I hope that our filters may help a little the academic drug discovery researcher and indirectly lead towards enrichment in the literature of better points for efficient therapeutic development.
For now, it is regrettably the case that the scientific literature is being flooded with misinformed publications.
But those who live in glass houses should not throw stones. Some of these PAINS have fooled me and my colleagues in the recent past. They could fool anyone. Well, almost anyone. Many would not fool big pharma (though we've a reason to believe a few of our lesser-known PAINS may be new to some of them).
If you’ve successfully licensed your biologically active compounds to big pharma (not necessarily a smaller biotech and certainly not a spin-out, depending on who is on their SAB with big pharma experience), you can be at least be fairly sure that you’re onto something special. This is a rare and significant event for the translational researcher and in utter contrast to the potential worthlessness of an unlicensed provisional patent.
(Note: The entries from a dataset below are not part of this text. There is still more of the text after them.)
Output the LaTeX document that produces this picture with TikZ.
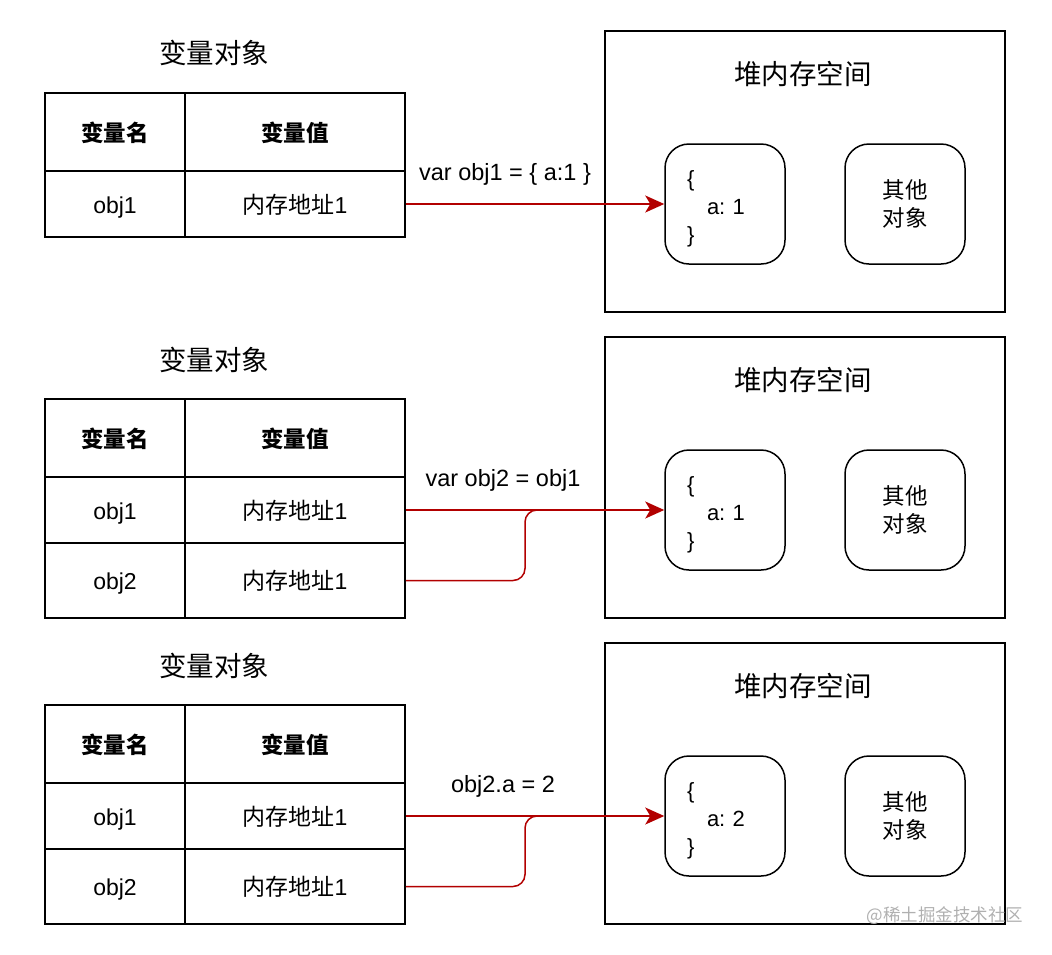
\documentclass[tikz,border=0pt]{standalone}
\usepackage{fontspec}
\setmainfont{Liberation Sans}
\newfontfamily\cjk{Noto Sans CJK SC}
\usetikzlibrary{arrows.meta}
\definecolor{arrred}{HTML}{B20000}
\definecolor{wmgray}{HTML}{B0B0B0}
\frenchspacing
\newcommand{\objtext}[1]{\rule{0pt}{25pt}\{\\\hspace*{20pt}a: #1\\\}}
\tikzset{
  cell/.style={draw, line width=1.5pt, inner sep=0pt, align=center, text height=21pt, text depth=3pt, font=\fontsize{23}{27}\selectfont},
  namecell/.style={cell, minimum width=140pt},
  valcell/.style={cell, minimum width=220pt},
  headcell/.style={minimum height=78pt, font=\fontsize{22.5}{27}\selectfont\cjk\bfseries},
  title/.style={font=\fontsize{27.5}{32}\selectfont\cjk, inner sep=0pt},
  heap/.style={draw, line width=1.5pt, minimum width=400pt, minimum height=281pt, inner sep=0pt},
  objbox/.style={draw, line width=1.5pt, rounded corners=24pt, minimum width=120pt, minimum height=120pt, inner sep=0pt, align=left, text width=76pt, font=\fontsize{22}{28}\selectfont},
  otherbox/.style={draw, line width=1.5pt, rounded corners=24pt, minimum width=120pt, minimum height=120pt, inner sep=0pt, align=center, font=\fontsize{22.5}{28}\selectfont\cjk},
  lbl/.style={font=\fontsize{23.5}{27}\selectfont, inner sep=0pt},
  ptr/.style={draw=arrred, line width=1.5pt, -{Stealth[length=19pt,width=17pt,inset=5pt]}},
  ptrb/.style={draw=arrred, line width=1.5pt, rounded corners=12pt},
}
\begin{document}
\begin{tikzpicture}[x=1pt,y=-1pt]
\useasboundingbox (0,0) rectangle (1052,954);
% ---------- panel 1 ----------
\node[title] (t1) at (214,53) {变量对象};
\node[namecell,headcell] (hn1) at (115,132) {变量名};
\node[valcell,headcell] (hv1) at (295,132) {变量值};
\node[namecell,minimum height=66pt] (n11) at (115,204) {obj1};
\node[valcell,minimum height=66pt] (v11) at (295,204) {{\cjk 内存地址}1};
\node[heap] (hp1) at (805,171.5) {};
\node[title] (ht1) at (803,74) {堆内存空间};
\node[objbox] (o1) at (725,204) {\objtext{1}};
\node[otherbox] (q1) at (905,204) {其他\\对象};
\node[lbl] (l1) at (505,174) {var obj1 = \{ a:1 \}};
\draw[ptr] (v11.east) -- (o1.west);
% ---------- panel 2 ----------
\node[title] (t2) at (214,360) {变量对象};
\node[namecell,headcell] (hn2) at (115,438) {变量名};
\node[valcell,headcell] (hv2) at (295,438) {变量值};
\node[namecell,minimum height=66pt] (n21) at (115,510) {obj1};
\node[valcell,minimum height=66pt] (v21) at (295,510) {{\cjk 内存地址}1};
\node[namecell,minimum height=75pt] (n22) at (115,580.5) {obj2};
\node[valcell,minimum height=75pt] (v22) at (295,580.5) {{\cjk 内存地址}1};
\node[heap] (hp2) at (805,477.5) {};
\node[title] (ht2) at (803,380) {堆内存空间};
\node[objbox] (o2) at (725,510) {\objtext{1}};
\node[otherbox] (q2) at (905,510) {其他\\对象};
\node[lbl] (l2) at (503,480) {var obj2 = obj1};
\coordinate (m2) at (540,510);
\draw[ptrb] (v22.east) -- (525,580.5) -- (525,510) -- (m2);
\draw[ptr] (v21.east) -- (o2.west);
% ---------- panel 3 ----------
\node[title] (t3) at (214,666) {变量对象};
\node[namecell,headcell] (hn3) at (115,744) {变量名};
\node[valcell,headcell] (hv3) at (295,744) {变量值};
\node[namecell,minimum height=66pt] (n31) at (115,816) {obj1};
\node[valcell,minimum height=66pt] (v31) at (295,816) {{\cjk 内存地址}1};
\node[namecell,minimum height=75pt] (n32) at (115,886.5) {obj2};
\node[valcell,minimum height=75pt] (v32) at (295,886.5) {{\cjk 内存地址}1};
\node[heap] (hp3) at (805,783.5) {};
\node[title] (ht3) at (803,686) {堆内存空间};
\node[objbox] (o3) at (725,816) {\objtext{2}};
\node[otherbox] (q3) at (905,816) {其他\\对象};
\node[lbl] (l3) at (503,786) {obj2.a = 2};
\coordinate (m3) at (540,816);
\draw[ptrb] (v32.east) -- (525,886.5) -- (525,816) -- (m3);
\draw[ptr] (v31.east) -- (o3.west);
% watermark
\node[font=\fontsize{17.5}{20}\selectfont\cjk, text=wmgray, inner sep=0pt] (wm) at (945,916) {@稀土掘金技术社区};
\end{tikzpicture}
\end{document}
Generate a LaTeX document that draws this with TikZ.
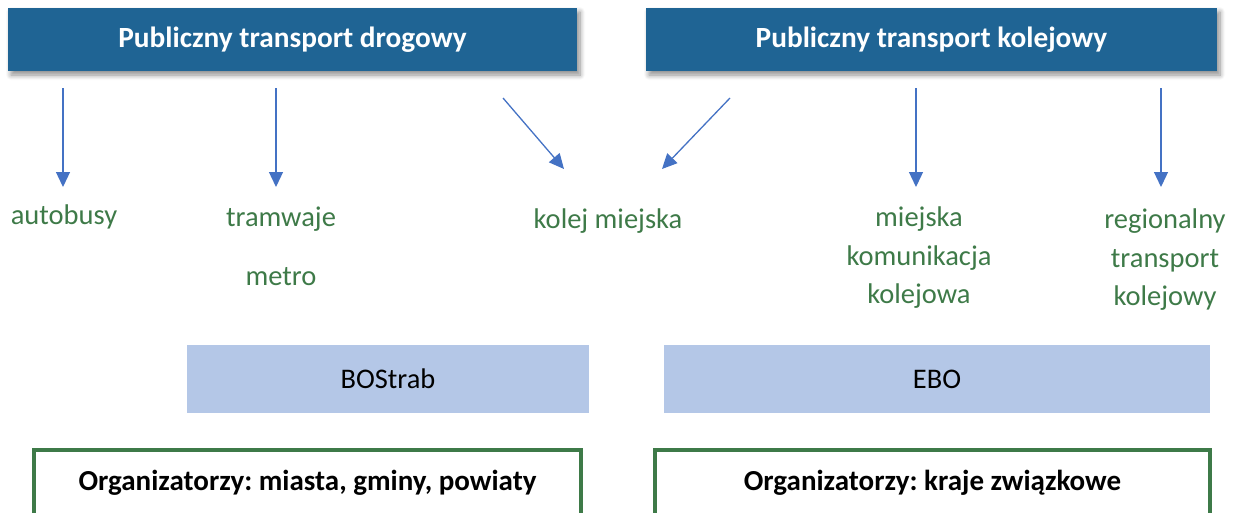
\documentclass[tikz,border=0pt]{standalone}
\usepackage{fontspec}
\setmainfont{Carlito}
\usetikzlibrary{arrows.meta,shadows.blur}
\definecolor{headblue}{HTML}{1F6494}
\definecolor{arrowblue}{HTML}{4472C4}
\definecolor{itemgreen}{HTML}{3E7A48}
\definecolor{normfill}{HTML}{B4C7E7}
\frenchspacing
\tikzset{
  header/.style={rectangle, fill=headblue, text=white, inner sep=0pt,
    font=\fontsize{29.3}{35}\selectfont\bfseries,
    blur shadow={shadow xshift=3pt, shadow yshift=-4pt, shadow blur steps=8, shadow blur radius=5pt, shadow opacity=45}},
  item/.style={text=itemgreen, align=center, inner sep=0pt,
    font=\fontsize{28.5}{38.5}\selectfont},
  norm/.style={rectangle, fill=normfill, inner sep=0pt,
    font=\fontsize{28.4}{34}\selectfont},
  organizer/.style={rectangle, draw=itemgreen, line width=4pt, fill=white, inner sep=0pt,
    font=\fontsize{29}{35}\selectfont\bfseries},
  link/.style={arrowblue, line width=1.3pt, -{Triangle[length=15pt,width=14pt]}}
}
\begin{document}
\begin{tikzpicture}[x=1pt,y=-1pt]
\useasboundingbox (0,0) rectangle (1243,512);
\clip (0,0) rectangle (1243,512);

% headers
\node[header, minimum width=569pt, minimum height=63pt] (road) at (292.5,39.5) {Publiczny transport drogowy};
\node[header, minimum width=571pt, minimum height=63pt] (rail) at (931.5,39.5) {Publiczny transport kolejowy};

% kinds of transport
\node[item] (bus) at (64,217) {autobusy};
\node[item] (tram) at (281,219) {tramwaje};
\node[item] (metro) at (281,277) {metro};
\node[item] (city) at (608,221) {kolej miejska};
\node[item] (urban) at (919,258) {miejska\\komunikacja\\kolejowa};
\node[item] (regio) at (1165,260) {regionalny\\transport\\kolejowy};

% arrow ends
\coordinate (s1) at (63,88);    \coordinate (e1) at (63,187);
\coordinate (s2) at (276,88);   \coordinate (e2) at (276,187);
\coordinate (s3) at (503,98);   \coordinate (e3) at (564,169);
\coordinate (s4) at (730,98);   \coordinate (e4) at (662,169);
\coordinate (s5) at (916,88);   \coordinate (e5) at (916,187);
\coordinate (s6) at (1161,88);  \coordinate (e6) at (1161,187);
\draw[link] (s1) -- (e1);
\draw[link] (s2) -- (e2);
\draw[link] (s3) -- (e3);
\draw[link] (s4) -- (e4);
\draw[link] (s5) -- (e5);
\draw[link] (s6) -- (e6);

% regulations
\node[norm, minimum width=402pt, minimum height=68pt] (bostrab) at (388,379) {BOStrab};
\node[norm, minimum width=546pt, minimum height=68pt] (ebo) at (937,379) {EBO};

% organisers (their lower edge runs past the page)
\node[organizer, minimum width=547pt, minimum height=72pt] (org1) at (307.5,486) {\raisebox{12pt}{Organizatorzy: miasta, gminy, powiaty}};
\node[organizer, minimum width=555pt, minimum height=72pt] (org2) at (932.5,486) {\raisebox{12pt}{Organizatorzy: kraje związkowe}};
\end{tikzpicture}
\end{document}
In fact, the vast numbers of patents falsely based on PAINS as revealed by a quick SciFinder search is somewhat disheartening and represents an enormous cost to those Institutions.
We argue at our Institute – with some success - that this is more than the equivalent of a biologist’s Nature paper. Conversely, if you can’t license your IP, perhaps you should be asking for honest answers why not.
Licensed IP should be true succour for your promotion committee. More importantly, perhaps this is the ultimate tangible metric for measuring your translational track record.